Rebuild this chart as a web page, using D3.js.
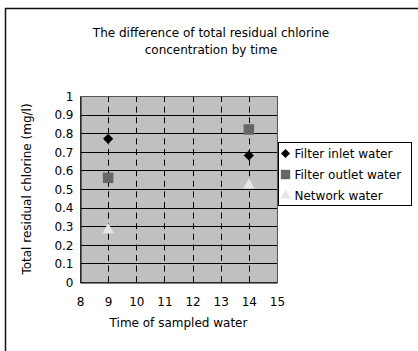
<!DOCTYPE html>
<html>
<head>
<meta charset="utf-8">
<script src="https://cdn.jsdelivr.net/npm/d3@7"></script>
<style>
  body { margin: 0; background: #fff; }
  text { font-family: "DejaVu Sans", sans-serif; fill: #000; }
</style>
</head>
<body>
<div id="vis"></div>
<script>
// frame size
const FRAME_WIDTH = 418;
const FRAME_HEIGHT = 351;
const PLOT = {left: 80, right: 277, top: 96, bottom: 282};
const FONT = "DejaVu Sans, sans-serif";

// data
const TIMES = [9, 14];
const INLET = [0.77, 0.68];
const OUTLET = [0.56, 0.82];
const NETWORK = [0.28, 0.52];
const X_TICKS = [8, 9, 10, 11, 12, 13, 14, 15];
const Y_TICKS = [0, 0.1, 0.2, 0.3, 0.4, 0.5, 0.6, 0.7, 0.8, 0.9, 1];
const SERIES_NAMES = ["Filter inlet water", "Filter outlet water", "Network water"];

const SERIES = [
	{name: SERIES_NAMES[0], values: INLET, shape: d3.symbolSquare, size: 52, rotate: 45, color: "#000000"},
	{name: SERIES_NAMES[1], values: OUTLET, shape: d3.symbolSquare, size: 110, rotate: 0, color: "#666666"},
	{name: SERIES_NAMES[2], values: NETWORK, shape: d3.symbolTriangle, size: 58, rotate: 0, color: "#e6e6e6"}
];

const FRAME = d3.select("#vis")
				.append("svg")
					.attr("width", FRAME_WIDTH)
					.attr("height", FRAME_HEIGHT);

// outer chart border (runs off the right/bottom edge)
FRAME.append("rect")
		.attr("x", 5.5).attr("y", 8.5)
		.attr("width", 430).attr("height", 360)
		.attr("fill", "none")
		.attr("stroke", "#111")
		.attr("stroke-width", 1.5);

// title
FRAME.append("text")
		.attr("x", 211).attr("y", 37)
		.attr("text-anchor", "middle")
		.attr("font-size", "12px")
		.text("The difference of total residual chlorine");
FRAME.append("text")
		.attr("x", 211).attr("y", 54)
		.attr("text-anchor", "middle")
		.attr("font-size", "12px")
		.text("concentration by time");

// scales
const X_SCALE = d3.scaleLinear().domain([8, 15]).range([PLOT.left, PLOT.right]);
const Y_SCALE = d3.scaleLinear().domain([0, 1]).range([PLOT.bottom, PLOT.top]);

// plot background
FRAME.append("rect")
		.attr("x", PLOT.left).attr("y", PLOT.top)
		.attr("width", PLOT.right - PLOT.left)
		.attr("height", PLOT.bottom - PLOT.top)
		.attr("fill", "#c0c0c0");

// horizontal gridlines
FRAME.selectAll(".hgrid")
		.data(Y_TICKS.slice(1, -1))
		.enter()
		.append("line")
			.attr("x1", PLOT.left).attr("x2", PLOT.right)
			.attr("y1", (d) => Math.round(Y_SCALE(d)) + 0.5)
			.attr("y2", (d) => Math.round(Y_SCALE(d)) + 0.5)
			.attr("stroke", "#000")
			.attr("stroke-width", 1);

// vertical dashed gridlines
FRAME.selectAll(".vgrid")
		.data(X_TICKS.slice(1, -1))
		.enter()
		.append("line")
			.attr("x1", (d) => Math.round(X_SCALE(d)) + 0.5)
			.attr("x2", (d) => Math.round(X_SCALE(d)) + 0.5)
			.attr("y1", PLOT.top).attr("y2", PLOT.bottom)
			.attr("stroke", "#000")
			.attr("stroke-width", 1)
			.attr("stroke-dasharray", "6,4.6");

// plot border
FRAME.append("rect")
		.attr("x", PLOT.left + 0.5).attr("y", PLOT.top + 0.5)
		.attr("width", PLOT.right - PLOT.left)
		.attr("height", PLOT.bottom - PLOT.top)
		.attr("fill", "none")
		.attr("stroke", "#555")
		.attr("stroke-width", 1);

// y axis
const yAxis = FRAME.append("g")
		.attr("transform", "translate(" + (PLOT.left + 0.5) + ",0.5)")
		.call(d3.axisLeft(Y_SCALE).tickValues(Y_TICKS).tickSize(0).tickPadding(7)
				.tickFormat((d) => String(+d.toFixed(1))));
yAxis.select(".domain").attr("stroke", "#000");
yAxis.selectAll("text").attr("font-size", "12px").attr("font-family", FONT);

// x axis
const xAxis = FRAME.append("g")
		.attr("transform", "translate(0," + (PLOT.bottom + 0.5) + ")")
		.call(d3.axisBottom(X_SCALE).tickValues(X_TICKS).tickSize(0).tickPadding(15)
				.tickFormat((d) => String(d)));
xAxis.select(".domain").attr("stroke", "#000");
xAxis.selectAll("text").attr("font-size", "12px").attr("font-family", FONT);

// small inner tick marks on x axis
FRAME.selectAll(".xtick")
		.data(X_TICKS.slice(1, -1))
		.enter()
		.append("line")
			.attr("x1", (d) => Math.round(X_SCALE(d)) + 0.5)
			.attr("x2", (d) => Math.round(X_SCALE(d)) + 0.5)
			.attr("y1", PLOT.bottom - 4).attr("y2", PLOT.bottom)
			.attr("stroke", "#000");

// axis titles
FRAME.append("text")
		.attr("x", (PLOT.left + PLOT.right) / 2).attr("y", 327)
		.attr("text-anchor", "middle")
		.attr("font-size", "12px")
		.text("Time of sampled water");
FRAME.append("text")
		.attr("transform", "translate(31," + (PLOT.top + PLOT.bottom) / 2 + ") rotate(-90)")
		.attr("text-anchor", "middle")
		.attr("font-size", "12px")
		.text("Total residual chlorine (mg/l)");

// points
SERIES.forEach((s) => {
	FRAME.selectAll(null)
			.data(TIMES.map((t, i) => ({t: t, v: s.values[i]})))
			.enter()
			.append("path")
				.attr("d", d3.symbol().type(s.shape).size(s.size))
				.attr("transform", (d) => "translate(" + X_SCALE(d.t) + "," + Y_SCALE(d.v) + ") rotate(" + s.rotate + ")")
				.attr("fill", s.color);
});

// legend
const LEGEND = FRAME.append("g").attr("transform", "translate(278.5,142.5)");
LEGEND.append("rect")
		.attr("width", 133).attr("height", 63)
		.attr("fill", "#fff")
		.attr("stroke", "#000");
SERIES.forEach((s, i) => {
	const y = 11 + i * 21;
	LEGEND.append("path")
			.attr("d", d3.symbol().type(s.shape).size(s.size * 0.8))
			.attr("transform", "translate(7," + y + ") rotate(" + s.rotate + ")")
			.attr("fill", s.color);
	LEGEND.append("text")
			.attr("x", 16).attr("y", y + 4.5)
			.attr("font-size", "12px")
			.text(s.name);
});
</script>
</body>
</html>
------------------------------------------------------------
WORK REQUIRED:
Write out every line above exactly as it is, leaving out the pictures.

TASK OUTPUT:
Rebuild this chart as a web page, using D3.js.
<!DOCTYPE html>
<html>
<head>
<meta charset="utf-8">
<script src="https://cdn.jsdelivr.net/npm/d3@7"></script>
<style>
  body { margin: 0; background: #fff; }
  text { font-family: "DejaVu Sans", sans-serif; fill: #000; }
</style>
</head>
<body>
<div id="vis"></div>
<script>
// frame size
const FRAME_WIDTH = 418;
const FRAME_HEIGHT = 351;
const PLOT = {left: 80, right: 277, top: 96, bottom: 282};
const FONT = "DejaVu Sans, sans-serif";

// data
const TIMES = [9, 14];
const INLET = [0.77, 0.68];
const OUTLET = [0.56, 0.82];
const NETWORK = [0.28, 0.52];
const X_TICKS = [8, 9, 10, 11, 12, 13, 14, 15];
const Y_TICKS = [0, 0.1, 0.2, 0.3, 0.4, 0.5, 0.6, 0.7, 0.8, 0.9, 1];
const SERIES_NAMES = ["Filter inlet water", "Filter outlet water", "Network water"];

const SERIES = [
	{name: SERIES_NAMES[0], values: INLET, shape: d3.symbolSquare, size: 52, rotate: 45, color: "#000000"},
	{name: SERIES_NAMES[1], values: OUTLET, shape: d3.symbolSquare, size: 110, rotate: 0, color: "#666666"},
	{name: SERIES_NAMES[2], values: NETWORK, shape: d3.symbolTriangle, size: 58, rotate: 0, color: "#e6e6e6"}
];

const FRAME = d3.select("#vis")
				.append("svg")
					.attr("width", FRAME_WIDTH)
					.attr("height", FRAME_HEIGHT);

// outer chart border (runs off the right/bottom edge)
FRAME.append("rect")
		.attr("x", 5.5).attr("y", 8.5)
		.attr("width", 430).attr("height", 360)
		.attr("fill", "none")
		.attr("stroke", "#111")
		.attr("stroke-width", 1.5);

// title
FRAME.append("text")
		.attr("x", 211).attr("y", 37)
		.attr("text-anchor", "middle")
		.attr("font-size", "12px")
		.text("The difference of total residual chlorine");
FRAME.append("text")
		.attr("x", 211).attr("y", 54)
		.attr("text-anchor", "middle")
		.attr("font-size", "12px")
		.text("concentration by time");

// scales
const X_SCALE = d3.scaleLinear().domain([8, 15]).range([PLOT.left, PLOT.right]);
const Y_SCALE = d3.scaleLinear().domain([0, 1]).range([PLOT.bottom, PLOT.top]);

// plot background
FRAME.append("rect")
		.attr("x", PLOT.left).attr("y", PLOT.top)
		.attr("width", PLOT.right - PLOT.left)
		.attr("height", PLOT.bottom - PLOT.top)
		.attr("fill", "#c0c0c0");

// horizontal gridlines
FRAME.selectAll(".hgrid")
		.data(Y_TICKS.slice(1, -1))
		.enter()
		.append("line")
			.attr("x1", PLOT.left).attr("x2", PLOT.right)
			.attr("y1", (d) => Math.round(Y_SCALE(d)) + 0.5)
			.attr("y2", (d) => Math.round(Y_SCALE(d)) + 0.5)
			.attr("stroke", "#000")
			.attr("stroke-width", 1);

// vertical dashed gridlines
FRAME.selectAll(".vgrid")
		.data(X_TICKS.slice(1, -1))
		.enter()
		.append("line")
			.attr("x1", (d) => Math.round(X_SCALE(d)) + 0.5)
			.attr("x2", (d) => Math.round(X_SCALE(d)) + 0.5)
			.attr("y1", PLOT.top).attr("y2", PLOT.bottom)
			.attr("stroke", "#000")
			.attr("stroke-width", 1)
			.attr("stroke-dasharray", "6,4.6");

// plot border
FRAME.append("rect")
		.attr("x", PLOT.left + 0.5).attr("y", PLOT.top + 0.5)
		.attr("width", PLOT.right - PLOT.left)
		.attr("height", PLOT.bottom - PLOT.top)
		.attr("fill", "none")
		.attr("stroke", "#555")
		.attr("stroke-width", 1);

// y axis
const yAxis = FRAME.append("g")
		.attr("transform", "translate(" + (PLOT.left + 0.5) + ",0.5)")
		.call(d3.axisLeft(Y_SCALE).tickValues(Y_TICKS).tickSize(0).tickPadding(7)
				.tickFormat((d) => String(+d.toFixed(1))));
yAxis.select(".domain").attr("stroke", "#000");
yAxis.selectAll("text").attr("font-size", "12px").attr("font-family", FONT);

// x axis
const xAxis = FRAME.append("g")
		.attr("transform", "translate(0," + (PLOT.bottom + 0.5) + ")")
		.call(d3.axisBottom(X_SCALE).tickValues(X_TICKS).tickSize(0).tickPadding(15)
				.tickFormat((d) => String(d)));
xAxis.select(".domain").attr("stroke", "#000");
xAxis.selectAll("text").attr("font-size", "12px").attr("font-family", FONT);

// small inner tick marks on x axis
FRAME.selectAll(".xtick")
		.data(X_TICKS.slice(1, -1))
		.enter()
		.append("line")
			.attr("x1", (d) => Math.round(X_SCALE(d)) + 0.5)
			.attr("x2", (d) => Math.round(X_SCALE(d)) + 0.5)
			.attr("y1", PLOT.bottom - 4).attr("y2", PLOT.bottom)
			.attr("stroke", "#000");

// axis titles
FRAME.append("text")
		.attr("x", (PLOT.left + PLOT.right) / 2).attr("y", 327)
		.attr("text-anchor", "middle")
		.attr("font-size", "12px")
		.text("Time of sampled water");
FRAME.append("text")
		.attr("transform", "translate(31," + (PLOT.top + PLOT.bottom) / 2 + ") rotate(-90)")
		.attr("text-anchor", "middle")
		.attr("font-size", "12px")
		.text("Total residual chlorine (mg/l)");

// points
SERIES.forEach((s) => {
	FRAME.selectAll(null)
			.data(TIMES.map((t, i) => ({t: t, v: s.values[i]})))
			.enter()
			.append("path")
				.attr("d", d3.symbol().type(s.shape).size(s.size))
				.attr("transform", (d) => "translate(" + X_SCALE(d.t) + "," + Y_SCALE(d.v) + ") rotate(" + s.rotate + ")")
				.attr("fill", s.color);
});

// legend
const LEGEND = FRAME.append("g").attr("transform", "translate(278.5,142.5)");
LEGEND.append("rect")
		.attr("width", 133).attr("height", 63)
		.attr("fill", "#fff")
		.attr("stroke", "#000");
SERIES.forEach((s, i) => {
	const y = 11 + i * 21;
	LEGEND.append("path")
			.attr("d", d3.symbol().type(s.shape).size(s.size * 0.8))
			.attr("transform", "translate(7," + y + ") rotate(" + s.rotate + ")")
			.attr("fill", s.color);
	LEGEND.append("text")
			.attr("x", 16).attr("y", y + 4.5)
			.attr("font-size", "12px")
			.text(s.name);
});
</script>
</body>
</html>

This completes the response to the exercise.